La costa de Utopía se despliega en tres piezas (Viaje, Naufragio y Rescate) y cubre casi 40 años, desde 1833 hasta 1968, a través de las vidas cruzadas de otros tantos personajes. Es una inmensa lección de historia, de vida y de teatro, en la que te sumerges como en una gran novela, entre la visión coral de Ilusiones perdidas y el desencanto de La educación sentimental, aunque a ratos también recuerde el espíritu, itinerante y tumultuoso, de La dádiva de Nabokov. Rebasada la sesentena, Stoppard sintió el anhelo casi adolescente de escalar esa triple cumbre y hablarnos de la generación para la que se acuñó el término intelligentsia; de los hombres y mujeres que creyeron en una sociedad más justa y más libre, y pagaron por ello con un exilio permanente: el título inglés juega, fonéticamente, con el doble sentido de costa y precio.

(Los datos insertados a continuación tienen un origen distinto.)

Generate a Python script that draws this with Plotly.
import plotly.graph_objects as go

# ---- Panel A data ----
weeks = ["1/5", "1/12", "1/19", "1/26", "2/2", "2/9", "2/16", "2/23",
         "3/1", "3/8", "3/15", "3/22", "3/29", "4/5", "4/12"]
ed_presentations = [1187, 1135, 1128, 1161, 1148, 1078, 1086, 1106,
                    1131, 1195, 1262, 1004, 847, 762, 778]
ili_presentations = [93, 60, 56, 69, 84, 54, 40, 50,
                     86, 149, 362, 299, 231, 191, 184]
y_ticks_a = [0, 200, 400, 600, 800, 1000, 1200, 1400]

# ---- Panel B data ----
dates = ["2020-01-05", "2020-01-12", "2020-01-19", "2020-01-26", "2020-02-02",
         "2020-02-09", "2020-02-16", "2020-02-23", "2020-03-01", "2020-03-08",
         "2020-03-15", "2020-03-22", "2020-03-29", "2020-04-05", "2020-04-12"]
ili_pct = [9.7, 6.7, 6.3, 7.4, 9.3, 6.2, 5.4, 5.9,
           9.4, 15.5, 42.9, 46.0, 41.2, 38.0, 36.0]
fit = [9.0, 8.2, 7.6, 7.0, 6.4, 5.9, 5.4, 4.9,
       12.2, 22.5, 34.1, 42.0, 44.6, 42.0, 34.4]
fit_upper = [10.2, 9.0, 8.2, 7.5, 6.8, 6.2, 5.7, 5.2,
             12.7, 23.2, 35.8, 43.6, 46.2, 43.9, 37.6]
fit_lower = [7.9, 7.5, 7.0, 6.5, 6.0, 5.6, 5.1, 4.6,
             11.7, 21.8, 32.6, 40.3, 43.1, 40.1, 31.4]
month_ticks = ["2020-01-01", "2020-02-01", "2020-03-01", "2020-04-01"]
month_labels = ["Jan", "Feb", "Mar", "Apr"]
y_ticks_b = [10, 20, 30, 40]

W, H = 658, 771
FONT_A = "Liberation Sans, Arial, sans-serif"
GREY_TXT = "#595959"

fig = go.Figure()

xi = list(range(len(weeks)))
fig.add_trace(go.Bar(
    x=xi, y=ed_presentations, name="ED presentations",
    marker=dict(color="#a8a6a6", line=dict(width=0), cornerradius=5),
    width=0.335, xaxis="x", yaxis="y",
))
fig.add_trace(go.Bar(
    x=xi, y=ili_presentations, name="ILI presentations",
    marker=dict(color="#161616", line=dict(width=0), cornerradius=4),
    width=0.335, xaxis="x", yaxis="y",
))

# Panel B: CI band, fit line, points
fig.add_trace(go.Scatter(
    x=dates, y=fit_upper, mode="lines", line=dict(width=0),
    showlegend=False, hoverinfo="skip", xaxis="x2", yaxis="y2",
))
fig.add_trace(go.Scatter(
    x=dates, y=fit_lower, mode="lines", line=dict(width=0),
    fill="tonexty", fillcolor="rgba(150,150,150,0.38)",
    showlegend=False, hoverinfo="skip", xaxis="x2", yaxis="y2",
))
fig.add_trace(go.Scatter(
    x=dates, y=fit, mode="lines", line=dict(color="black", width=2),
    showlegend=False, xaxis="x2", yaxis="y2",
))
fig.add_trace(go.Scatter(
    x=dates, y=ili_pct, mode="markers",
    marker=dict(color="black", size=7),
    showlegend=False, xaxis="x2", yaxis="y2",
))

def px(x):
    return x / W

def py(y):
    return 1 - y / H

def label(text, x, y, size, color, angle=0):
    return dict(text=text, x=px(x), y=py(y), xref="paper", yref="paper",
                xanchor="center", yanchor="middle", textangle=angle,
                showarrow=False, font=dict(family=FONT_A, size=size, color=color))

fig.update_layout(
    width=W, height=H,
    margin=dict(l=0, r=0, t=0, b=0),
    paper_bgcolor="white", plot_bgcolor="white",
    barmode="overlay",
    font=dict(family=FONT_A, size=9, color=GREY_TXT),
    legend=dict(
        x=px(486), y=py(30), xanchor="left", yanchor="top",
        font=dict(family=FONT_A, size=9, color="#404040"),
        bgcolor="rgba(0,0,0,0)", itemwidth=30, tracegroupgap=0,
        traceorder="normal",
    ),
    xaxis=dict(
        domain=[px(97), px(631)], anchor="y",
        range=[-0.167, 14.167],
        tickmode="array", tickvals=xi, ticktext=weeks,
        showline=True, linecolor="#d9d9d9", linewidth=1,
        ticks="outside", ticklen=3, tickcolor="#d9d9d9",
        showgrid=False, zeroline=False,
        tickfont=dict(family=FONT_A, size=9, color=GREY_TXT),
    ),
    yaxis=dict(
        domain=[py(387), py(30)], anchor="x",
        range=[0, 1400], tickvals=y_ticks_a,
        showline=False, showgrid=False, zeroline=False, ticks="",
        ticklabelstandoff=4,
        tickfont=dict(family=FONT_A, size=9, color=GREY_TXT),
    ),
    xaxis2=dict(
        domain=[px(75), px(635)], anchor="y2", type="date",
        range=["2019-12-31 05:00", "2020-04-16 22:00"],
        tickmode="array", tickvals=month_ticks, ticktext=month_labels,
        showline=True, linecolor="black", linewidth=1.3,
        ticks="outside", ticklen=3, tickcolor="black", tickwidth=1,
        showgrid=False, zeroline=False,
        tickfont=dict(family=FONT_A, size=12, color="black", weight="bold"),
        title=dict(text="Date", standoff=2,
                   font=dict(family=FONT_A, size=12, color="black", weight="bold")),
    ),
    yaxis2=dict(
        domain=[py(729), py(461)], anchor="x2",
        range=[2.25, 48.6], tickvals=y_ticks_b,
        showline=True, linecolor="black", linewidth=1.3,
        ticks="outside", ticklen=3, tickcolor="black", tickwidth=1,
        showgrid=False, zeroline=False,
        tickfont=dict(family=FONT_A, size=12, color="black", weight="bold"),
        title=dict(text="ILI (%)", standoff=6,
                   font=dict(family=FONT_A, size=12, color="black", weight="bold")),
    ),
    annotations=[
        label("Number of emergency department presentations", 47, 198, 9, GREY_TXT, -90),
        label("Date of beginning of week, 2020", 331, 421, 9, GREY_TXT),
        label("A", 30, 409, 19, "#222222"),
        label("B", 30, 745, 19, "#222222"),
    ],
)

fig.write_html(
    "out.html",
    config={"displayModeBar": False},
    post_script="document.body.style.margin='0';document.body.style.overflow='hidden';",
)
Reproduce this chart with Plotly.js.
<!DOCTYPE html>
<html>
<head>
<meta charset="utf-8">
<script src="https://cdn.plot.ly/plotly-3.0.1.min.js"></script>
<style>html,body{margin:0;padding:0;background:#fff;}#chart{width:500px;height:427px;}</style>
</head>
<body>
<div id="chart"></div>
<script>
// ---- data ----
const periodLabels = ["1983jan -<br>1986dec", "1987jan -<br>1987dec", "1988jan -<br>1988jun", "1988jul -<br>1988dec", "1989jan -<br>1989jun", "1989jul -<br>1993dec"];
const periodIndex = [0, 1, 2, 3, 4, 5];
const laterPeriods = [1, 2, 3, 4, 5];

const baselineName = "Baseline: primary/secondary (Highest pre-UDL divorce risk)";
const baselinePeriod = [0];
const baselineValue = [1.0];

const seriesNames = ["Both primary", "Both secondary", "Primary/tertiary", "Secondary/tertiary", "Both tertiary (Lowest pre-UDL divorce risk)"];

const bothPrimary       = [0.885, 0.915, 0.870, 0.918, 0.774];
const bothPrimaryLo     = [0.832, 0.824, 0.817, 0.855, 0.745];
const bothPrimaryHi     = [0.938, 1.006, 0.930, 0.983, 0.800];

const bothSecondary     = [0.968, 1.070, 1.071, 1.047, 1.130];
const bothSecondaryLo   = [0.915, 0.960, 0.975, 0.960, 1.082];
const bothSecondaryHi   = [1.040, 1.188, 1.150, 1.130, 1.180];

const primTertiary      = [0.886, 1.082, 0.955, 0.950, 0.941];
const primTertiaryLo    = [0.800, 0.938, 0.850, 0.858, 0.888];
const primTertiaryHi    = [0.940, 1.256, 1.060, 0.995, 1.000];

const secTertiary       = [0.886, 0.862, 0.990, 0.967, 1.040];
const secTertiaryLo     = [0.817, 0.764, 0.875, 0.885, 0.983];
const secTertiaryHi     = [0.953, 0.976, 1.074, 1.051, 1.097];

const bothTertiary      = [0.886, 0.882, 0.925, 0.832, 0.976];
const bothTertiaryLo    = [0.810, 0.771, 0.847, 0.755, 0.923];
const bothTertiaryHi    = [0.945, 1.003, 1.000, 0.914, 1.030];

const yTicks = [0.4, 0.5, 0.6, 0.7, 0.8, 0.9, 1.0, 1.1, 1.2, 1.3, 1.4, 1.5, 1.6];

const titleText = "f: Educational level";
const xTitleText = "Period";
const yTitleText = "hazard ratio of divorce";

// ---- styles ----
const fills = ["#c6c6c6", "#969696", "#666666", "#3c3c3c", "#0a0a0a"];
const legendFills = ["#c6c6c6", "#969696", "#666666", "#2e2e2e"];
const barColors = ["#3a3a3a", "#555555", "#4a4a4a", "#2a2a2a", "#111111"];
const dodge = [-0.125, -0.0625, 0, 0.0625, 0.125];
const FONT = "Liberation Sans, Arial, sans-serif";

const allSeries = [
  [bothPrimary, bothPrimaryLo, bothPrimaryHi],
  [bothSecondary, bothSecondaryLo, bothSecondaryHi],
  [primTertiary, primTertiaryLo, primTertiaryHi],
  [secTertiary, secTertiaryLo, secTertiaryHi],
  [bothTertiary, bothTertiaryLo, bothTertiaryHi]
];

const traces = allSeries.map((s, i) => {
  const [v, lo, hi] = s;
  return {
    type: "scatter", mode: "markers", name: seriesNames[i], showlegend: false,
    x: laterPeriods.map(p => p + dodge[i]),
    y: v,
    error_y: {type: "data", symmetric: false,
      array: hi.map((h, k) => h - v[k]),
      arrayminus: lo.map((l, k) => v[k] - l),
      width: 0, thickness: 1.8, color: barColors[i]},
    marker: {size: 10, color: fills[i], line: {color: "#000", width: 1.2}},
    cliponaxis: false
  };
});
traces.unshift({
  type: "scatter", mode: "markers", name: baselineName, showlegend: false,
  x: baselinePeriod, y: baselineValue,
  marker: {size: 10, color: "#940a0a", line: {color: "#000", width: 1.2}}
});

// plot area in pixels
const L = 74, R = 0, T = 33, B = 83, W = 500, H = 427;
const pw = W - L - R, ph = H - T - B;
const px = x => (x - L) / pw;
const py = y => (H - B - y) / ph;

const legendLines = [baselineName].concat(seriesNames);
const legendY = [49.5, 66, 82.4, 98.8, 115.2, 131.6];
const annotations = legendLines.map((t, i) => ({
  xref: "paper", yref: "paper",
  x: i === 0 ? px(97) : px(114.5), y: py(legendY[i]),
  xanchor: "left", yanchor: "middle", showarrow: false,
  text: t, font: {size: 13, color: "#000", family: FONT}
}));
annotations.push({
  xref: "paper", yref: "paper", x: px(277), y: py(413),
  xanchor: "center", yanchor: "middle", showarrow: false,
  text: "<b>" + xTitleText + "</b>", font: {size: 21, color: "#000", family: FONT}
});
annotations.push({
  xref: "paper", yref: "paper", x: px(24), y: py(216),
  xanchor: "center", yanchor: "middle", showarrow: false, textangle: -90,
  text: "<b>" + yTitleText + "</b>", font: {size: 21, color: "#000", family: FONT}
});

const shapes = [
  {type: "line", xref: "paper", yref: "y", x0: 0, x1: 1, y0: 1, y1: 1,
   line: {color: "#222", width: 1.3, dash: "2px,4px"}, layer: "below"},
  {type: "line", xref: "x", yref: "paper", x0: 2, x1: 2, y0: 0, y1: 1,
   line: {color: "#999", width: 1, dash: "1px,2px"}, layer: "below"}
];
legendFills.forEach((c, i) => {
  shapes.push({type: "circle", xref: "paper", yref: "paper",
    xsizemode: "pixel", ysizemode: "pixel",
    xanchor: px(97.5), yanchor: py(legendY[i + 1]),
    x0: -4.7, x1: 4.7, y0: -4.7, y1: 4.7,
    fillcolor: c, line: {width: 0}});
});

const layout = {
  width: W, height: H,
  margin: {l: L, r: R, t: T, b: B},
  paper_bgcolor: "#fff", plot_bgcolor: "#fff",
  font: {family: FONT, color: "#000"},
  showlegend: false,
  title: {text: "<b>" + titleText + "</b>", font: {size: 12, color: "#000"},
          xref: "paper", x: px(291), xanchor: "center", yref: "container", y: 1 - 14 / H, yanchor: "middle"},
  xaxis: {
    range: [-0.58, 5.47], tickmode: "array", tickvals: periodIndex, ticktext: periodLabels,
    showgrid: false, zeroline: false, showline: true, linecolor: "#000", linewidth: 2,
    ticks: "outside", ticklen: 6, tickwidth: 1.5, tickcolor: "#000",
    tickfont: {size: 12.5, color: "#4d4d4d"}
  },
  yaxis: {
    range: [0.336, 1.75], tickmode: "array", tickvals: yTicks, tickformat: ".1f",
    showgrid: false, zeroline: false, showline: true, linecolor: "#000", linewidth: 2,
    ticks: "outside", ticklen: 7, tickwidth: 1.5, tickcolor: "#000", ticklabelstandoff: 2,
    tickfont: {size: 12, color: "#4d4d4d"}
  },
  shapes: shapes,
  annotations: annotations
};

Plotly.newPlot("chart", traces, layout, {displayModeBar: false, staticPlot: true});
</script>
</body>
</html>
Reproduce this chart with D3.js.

Viendo el espectáculo, que llega ahora al Centro Dramático Nacional y al Teatre Lliure a cargo de Aleksei Borodin y el RAMT de Moscú, no dejé de pensar en los ilustrados españoles luchando contra el absolutismo de Fernando VII, y en los regeneracionistas del 98 en su búsqueda conjunta de libertad y conocimiento, o en todos aquellos que creyeron que la Segunda República iba a modernizar, al fin y para siempre, una España medieval y agraria. No teman un sermón didáctico: el mago Stoppard ha desplegado su carpa y va a hablarles de cuando la izquierda no era triste ni inerme, de cuando desear todavía era útil. Con extraordinaria fluidez narrativa, con humor y con emoción. Entren en su circo de tres pistas y caliéntense en su fuego, que buena falta nos hace.